The Girl Who Speaks Bear by Sophie Anderson

Pages: 416

Publisher: Usbourne

Published: 5.9.2019

About: They call me Yanka the Bear. Not because of where I was found – only a few people know about that. They call me Yanka the Bear because I am so big and strong.

Found abandoned in a bear cave as a baby, Yanka has always wondered about where she is from. She tries to ignore the strange whispers and looks from the villagers, wishing she was as strong on the inside as she is on the outside. But, when she has to flee her house, looking for answers about who she really is, a journey far beyond one that she ever imagined begins: from icy rivers to smouldering mountains meeting an ever-growing herd of extraordinary friends along the way.

Interwoven with traditional stories of bears, princesses and dragons, Yanka’s journey is a gorgeously lyrical adventure from the best-selling author of The House With Chicken Legs.


Have you ever ready a book that gives you the hygge feeling that autumn brings?! This is that book. It has a blissful charm and peace that transforms itself into the comfiest blanket in the world. I was curled up for the best part of today with my cat on my lap and my cup of tea slightly chilled (because i forgot about it, it’s not how I like my tea) beside me.

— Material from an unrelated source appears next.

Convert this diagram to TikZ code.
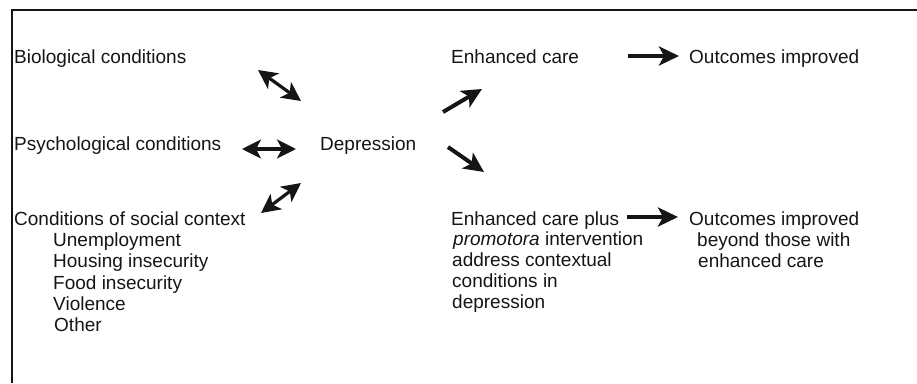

The duality of a protagonist is not a new theme within the world of fiction, but Sophie Anderson takes a character of two world which feels comfortable and a little worn and spins it on its head, adds a little magic and an enchanting view of nature in order to give the reader an even better idea of a world they perhaps have never experienced.

The story builds as often a journey of discovery does: we meet new additions and some old ones, for those familiar with Anderson’s previous book. The imagery is not something I usually comment upon, but it’s too beautiful to let it pass by unchecked. It’s rooted it nature and greets you like a warm hug, or a cold tap depending on the scene. Either way it brings the elements closer to the reader.

I’ve never wanted this book to end. It hit me like a bought of nostalgia: I felt like a kid again, wanting one more chapter. The only thing more engaging than the main plot was the mini stories, signified by the glorious illustrations. They were flawlessly interwoven into the books plot and helped guide the reader to understand more about Yanka.

It’s a wonderful stand alone story, self contained and wrapped up with a heartwarming prologue. However, it also adds to Anderson’s amazing established universe and there is further scope for a sequel.